Return only the lines from the top of the data down to the one that holds "const gridValues = [4000, 0, -1500];", both included, without any pictures.

> [SOURCE DATA]
::::::::

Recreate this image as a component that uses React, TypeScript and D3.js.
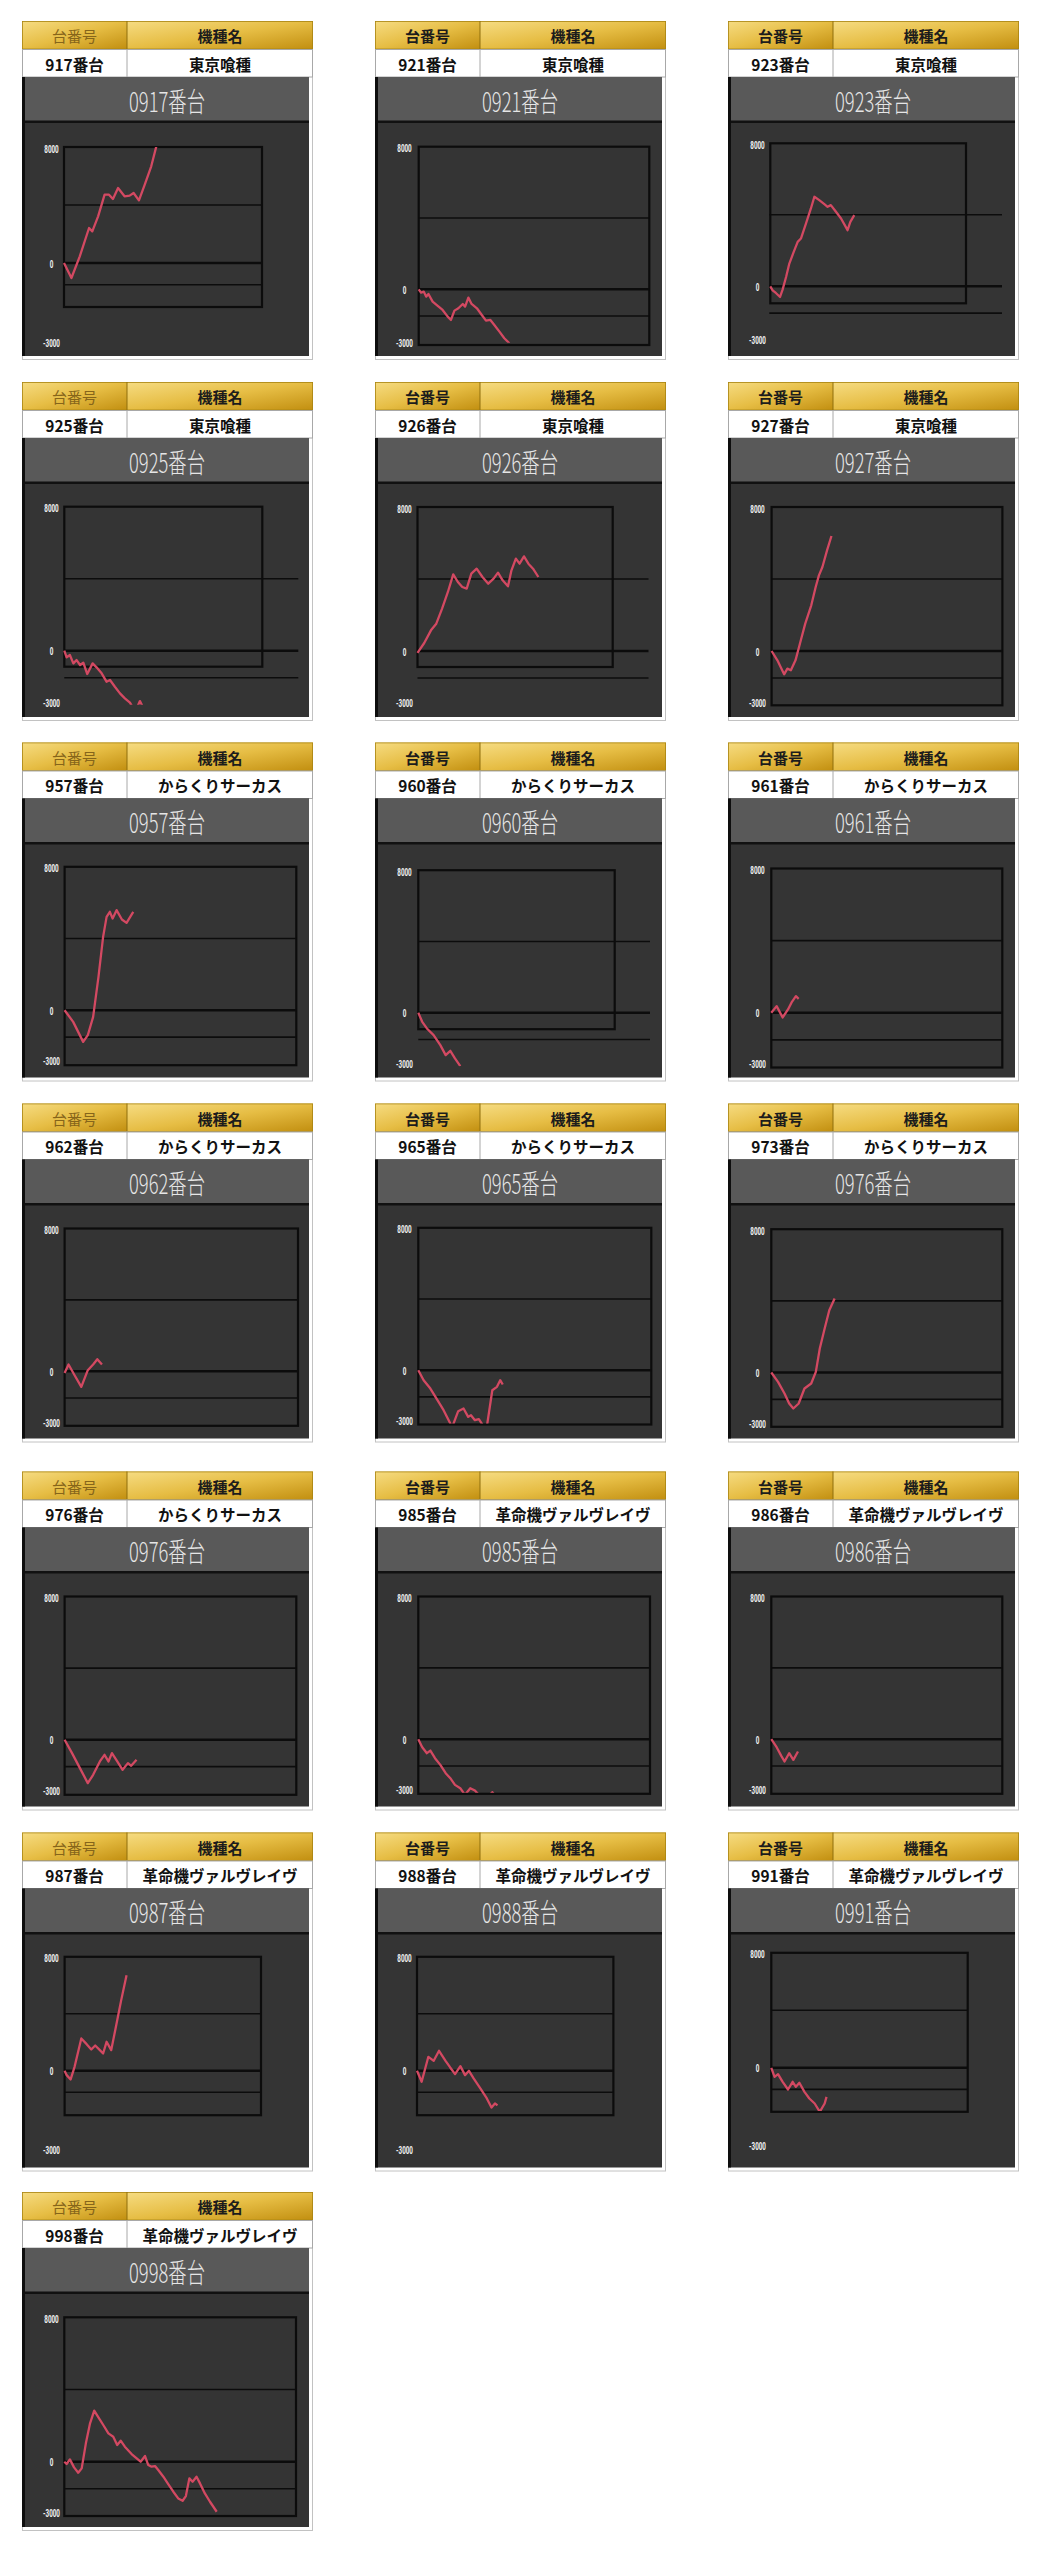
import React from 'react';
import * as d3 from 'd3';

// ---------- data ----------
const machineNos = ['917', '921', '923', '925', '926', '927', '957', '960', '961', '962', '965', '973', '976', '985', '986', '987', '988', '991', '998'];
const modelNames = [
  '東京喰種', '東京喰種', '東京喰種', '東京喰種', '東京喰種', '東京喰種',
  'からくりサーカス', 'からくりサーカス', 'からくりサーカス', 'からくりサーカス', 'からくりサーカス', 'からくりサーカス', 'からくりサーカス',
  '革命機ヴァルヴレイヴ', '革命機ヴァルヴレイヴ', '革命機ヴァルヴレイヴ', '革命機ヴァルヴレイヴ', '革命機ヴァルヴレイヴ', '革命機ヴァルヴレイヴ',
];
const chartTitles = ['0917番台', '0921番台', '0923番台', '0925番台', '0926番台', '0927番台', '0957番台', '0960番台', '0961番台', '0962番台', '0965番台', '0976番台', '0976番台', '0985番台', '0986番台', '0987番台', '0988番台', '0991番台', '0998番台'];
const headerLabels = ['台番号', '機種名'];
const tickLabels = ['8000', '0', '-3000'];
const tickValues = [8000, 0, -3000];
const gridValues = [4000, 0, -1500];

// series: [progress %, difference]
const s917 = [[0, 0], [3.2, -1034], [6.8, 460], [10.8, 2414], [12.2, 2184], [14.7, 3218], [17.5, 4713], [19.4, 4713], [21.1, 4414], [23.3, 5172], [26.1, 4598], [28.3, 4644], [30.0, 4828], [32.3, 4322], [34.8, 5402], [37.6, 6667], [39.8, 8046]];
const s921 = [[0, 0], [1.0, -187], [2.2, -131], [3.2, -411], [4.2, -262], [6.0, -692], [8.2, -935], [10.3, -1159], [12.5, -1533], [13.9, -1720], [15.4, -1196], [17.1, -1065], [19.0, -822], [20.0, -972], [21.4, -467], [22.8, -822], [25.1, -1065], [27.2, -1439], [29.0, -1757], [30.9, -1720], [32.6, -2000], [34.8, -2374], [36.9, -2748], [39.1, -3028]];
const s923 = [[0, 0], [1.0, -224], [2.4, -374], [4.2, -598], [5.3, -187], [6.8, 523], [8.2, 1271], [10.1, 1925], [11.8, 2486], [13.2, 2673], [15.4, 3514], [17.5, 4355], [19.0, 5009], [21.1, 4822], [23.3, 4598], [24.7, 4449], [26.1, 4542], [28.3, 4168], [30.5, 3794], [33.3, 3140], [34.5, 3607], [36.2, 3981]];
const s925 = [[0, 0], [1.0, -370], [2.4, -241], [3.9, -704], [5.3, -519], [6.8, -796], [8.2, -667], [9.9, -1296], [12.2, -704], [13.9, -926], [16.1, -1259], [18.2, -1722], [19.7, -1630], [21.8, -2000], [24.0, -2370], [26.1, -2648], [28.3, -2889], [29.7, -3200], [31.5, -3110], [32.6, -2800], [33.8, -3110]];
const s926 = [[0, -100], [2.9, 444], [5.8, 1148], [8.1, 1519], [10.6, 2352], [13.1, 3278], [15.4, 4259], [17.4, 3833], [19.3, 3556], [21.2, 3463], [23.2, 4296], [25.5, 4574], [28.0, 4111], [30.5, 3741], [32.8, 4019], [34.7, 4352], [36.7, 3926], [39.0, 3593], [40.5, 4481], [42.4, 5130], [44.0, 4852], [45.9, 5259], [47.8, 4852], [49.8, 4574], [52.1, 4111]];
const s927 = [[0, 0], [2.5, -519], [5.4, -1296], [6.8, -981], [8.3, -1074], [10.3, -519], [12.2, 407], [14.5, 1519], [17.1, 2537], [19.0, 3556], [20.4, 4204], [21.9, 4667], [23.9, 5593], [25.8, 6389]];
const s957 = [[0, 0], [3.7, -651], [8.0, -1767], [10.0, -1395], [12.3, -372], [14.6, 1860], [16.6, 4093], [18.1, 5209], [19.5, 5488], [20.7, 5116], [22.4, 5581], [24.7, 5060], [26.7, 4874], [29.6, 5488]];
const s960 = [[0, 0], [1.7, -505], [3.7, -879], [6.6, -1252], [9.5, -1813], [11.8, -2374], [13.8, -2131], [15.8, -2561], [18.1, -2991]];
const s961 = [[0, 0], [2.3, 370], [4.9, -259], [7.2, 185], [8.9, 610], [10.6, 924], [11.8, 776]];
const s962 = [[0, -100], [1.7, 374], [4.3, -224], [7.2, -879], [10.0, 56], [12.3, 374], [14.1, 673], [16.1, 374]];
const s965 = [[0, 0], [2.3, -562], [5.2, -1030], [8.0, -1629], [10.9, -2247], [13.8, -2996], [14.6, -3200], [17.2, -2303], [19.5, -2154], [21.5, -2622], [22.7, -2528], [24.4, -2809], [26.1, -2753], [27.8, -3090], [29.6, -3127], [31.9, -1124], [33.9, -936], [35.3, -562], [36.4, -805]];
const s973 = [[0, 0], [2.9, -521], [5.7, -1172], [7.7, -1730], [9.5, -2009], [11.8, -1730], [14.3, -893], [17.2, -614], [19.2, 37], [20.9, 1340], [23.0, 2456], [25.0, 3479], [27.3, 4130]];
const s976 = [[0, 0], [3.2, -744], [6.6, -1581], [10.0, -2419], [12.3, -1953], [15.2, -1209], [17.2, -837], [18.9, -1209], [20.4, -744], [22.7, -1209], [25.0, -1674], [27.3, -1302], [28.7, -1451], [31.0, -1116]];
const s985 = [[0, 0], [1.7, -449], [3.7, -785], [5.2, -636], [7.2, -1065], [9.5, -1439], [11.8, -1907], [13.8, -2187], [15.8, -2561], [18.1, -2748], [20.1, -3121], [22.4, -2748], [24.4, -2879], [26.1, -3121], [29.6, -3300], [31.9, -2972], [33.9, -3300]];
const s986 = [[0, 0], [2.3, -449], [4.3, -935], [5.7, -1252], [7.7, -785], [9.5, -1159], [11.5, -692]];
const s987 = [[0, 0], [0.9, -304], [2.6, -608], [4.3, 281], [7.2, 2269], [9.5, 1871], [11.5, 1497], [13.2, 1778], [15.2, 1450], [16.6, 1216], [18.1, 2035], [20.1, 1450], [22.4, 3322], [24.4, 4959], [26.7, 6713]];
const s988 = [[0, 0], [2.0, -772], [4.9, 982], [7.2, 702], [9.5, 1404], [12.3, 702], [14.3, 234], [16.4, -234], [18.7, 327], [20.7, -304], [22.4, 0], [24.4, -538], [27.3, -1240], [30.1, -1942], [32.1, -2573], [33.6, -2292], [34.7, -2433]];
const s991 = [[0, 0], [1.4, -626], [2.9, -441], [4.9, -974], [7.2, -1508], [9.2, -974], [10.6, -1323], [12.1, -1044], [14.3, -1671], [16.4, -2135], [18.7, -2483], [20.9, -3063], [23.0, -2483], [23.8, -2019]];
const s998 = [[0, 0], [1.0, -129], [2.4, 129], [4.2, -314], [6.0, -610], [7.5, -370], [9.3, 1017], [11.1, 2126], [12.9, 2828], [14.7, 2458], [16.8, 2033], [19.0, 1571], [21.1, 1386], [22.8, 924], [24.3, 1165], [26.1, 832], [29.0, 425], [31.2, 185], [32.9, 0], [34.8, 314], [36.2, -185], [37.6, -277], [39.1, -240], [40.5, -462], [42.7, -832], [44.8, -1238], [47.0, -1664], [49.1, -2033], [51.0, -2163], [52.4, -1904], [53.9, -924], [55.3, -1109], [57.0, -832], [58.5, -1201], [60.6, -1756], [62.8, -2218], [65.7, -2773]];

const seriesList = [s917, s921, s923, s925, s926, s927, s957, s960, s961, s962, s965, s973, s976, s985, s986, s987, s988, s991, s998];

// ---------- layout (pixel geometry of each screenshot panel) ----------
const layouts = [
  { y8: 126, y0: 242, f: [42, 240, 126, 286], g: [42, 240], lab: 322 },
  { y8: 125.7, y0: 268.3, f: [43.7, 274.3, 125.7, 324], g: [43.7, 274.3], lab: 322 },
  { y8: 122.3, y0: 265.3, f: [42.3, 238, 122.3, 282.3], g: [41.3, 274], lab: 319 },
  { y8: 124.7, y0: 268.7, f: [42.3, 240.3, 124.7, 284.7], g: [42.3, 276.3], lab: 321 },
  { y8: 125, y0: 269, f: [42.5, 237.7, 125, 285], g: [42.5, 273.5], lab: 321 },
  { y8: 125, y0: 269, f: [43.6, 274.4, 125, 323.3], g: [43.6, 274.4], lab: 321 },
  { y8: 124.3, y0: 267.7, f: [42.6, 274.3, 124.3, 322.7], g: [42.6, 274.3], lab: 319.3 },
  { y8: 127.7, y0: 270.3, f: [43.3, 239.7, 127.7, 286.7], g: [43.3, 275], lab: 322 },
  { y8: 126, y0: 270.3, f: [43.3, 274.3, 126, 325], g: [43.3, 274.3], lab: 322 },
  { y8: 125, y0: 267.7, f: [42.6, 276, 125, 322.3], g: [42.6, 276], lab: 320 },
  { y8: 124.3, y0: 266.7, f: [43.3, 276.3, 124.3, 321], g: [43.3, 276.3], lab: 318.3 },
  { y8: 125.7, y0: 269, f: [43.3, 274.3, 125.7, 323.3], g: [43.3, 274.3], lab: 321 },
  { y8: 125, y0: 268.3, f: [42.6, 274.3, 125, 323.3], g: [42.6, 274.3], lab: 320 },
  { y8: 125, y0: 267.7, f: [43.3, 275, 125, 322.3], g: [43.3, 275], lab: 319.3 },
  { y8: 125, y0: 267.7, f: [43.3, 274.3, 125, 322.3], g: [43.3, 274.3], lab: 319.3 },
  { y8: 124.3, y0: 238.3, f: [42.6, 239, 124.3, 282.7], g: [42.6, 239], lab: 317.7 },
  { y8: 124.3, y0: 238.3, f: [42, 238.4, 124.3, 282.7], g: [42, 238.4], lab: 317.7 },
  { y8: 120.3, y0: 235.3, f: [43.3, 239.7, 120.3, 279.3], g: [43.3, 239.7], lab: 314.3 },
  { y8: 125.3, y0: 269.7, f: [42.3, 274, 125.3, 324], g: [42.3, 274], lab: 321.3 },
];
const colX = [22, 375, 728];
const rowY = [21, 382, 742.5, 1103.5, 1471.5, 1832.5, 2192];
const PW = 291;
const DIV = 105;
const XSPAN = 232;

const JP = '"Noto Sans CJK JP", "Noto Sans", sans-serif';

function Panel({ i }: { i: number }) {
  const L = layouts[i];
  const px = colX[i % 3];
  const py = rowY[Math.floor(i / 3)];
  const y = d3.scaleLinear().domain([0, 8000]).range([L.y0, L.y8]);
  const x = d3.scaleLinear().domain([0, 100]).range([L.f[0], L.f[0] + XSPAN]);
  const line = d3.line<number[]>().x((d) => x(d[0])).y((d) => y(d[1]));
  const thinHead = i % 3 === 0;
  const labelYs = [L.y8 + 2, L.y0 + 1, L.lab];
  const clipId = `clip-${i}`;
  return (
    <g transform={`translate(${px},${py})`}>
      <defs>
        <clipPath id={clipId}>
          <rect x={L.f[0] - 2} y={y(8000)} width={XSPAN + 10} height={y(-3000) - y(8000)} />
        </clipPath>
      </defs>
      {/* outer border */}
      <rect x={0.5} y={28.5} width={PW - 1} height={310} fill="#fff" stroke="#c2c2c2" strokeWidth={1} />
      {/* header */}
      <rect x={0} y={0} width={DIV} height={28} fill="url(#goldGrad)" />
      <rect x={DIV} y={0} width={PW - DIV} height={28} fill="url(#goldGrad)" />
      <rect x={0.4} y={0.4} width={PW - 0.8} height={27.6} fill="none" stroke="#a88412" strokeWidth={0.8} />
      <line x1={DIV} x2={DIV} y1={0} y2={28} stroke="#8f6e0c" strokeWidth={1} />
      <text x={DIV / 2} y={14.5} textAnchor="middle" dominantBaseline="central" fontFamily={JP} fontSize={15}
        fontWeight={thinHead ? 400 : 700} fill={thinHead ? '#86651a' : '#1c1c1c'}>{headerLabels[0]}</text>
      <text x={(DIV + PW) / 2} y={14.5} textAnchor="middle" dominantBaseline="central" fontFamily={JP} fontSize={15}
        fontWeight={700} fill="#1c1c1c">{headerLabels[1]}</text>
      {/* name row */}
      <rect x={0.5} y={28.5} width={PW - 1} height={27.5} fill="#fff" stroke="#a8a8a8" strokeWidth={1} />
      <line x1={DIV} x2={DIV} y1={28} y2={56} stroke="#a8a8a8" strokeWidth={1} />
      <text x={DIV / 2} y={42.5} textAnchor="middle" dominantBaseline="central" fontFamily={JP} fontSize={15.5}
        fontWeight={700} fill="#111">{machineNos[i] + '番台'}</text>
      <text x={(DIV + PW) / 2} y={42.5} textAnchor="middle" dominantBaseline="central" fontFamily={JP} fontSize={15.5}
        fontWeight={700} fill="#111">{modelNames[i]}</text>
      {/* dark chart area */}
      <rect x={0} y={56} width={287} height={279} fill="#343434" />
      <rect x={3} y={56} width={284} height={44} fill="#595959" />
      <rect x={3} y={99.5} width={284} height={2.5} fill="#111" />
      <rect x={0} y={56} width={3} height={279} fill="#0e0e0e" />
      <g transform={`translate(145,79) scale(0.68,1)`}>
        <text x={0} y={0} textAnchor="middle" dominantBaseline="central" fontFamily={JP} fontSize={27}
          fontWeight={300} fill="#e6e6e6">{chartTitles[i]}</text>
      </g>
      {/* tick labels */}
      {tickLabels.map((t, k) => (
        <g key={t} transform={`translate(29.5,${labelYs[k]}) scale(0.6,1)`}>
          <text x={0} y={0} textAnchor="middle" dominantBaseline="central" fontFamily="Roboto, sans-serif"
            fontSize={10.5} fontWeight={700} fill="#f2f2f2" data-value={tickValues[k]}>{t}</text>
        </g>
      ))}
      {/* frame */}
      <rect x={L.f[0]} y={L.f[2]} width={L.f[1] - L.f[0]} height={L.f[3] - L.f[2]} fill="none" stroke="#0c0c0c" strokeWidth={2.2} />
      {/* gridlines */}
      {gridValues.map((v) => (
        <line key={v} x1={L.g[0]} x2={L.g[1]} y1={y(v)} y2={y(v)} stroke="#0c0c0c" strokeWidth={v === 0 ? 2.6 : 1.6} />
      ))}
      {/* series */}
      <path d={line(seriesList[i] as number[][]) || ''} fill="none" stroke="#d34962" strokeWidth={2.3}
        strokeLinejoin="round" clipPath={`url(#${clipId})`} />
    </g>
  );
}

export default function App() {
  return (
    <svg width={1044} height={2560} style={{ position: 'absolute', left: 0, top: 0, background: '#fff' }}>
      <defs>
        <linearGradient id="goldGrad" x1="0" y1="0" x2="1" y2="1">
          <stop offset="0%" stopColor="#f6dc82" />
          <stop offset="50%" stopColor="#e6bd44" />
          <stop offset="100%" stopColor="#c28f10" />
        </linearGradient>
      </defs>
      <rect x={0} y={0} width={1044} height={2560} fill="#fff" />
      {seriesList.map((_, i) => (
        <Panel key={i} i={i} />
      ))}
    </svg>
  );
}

::::::::

> [ANSWER TO THIS TASK]
Recreate this image as a component that uses React, TypeScript and D3.js.
import React from 'react';
import * as d3 from 'd3';

// ---------- data ----------
const machineNos = ['917', '921', '923', '925', '926', '927', '957', '960', '961', '962', '965', '973', '976', '985', '986', '987', '988', '991', '998'];
const modelNames = [
  '東京喰種', '東京喰種', '東京喰種', '東京喰種', '東京喰種', '東京喰種',
  'からくりサーカス', 'からくりサーカス', 'からくりサーカス', 'からくりサーカス', 'からくりサーカス', 'からくりサーカス', 'からくりサーカス',
  '革命機ヴァルヴレイヴ', '革命機ヴァルヴレイヴ', '革命機ヴァルヴレイヴ', '革命機ヴァルヴレイヴ', '革命機ヴァルヴレイヴ', '革命機ヴァルヴレイヴ',
];
const chartTitles = ['0917番台', '0921番台', '0923番台', '0925番台', '0926番台', '0927番台', '0957番台', '0960番台', '0961番台', '0962番台', '0965番台', '0976番台', '0976番台', '0985番台', '0986番台', '0987番台', '0988番台', '0991番台', '0998番台'];
const headerLabels = ['台番号', '機種名'];
const tickLabels = ['8000', '0', '-3000'];
const tickValues = [8000, 0, -3000];
const gridValues = [4000, 0, -1500];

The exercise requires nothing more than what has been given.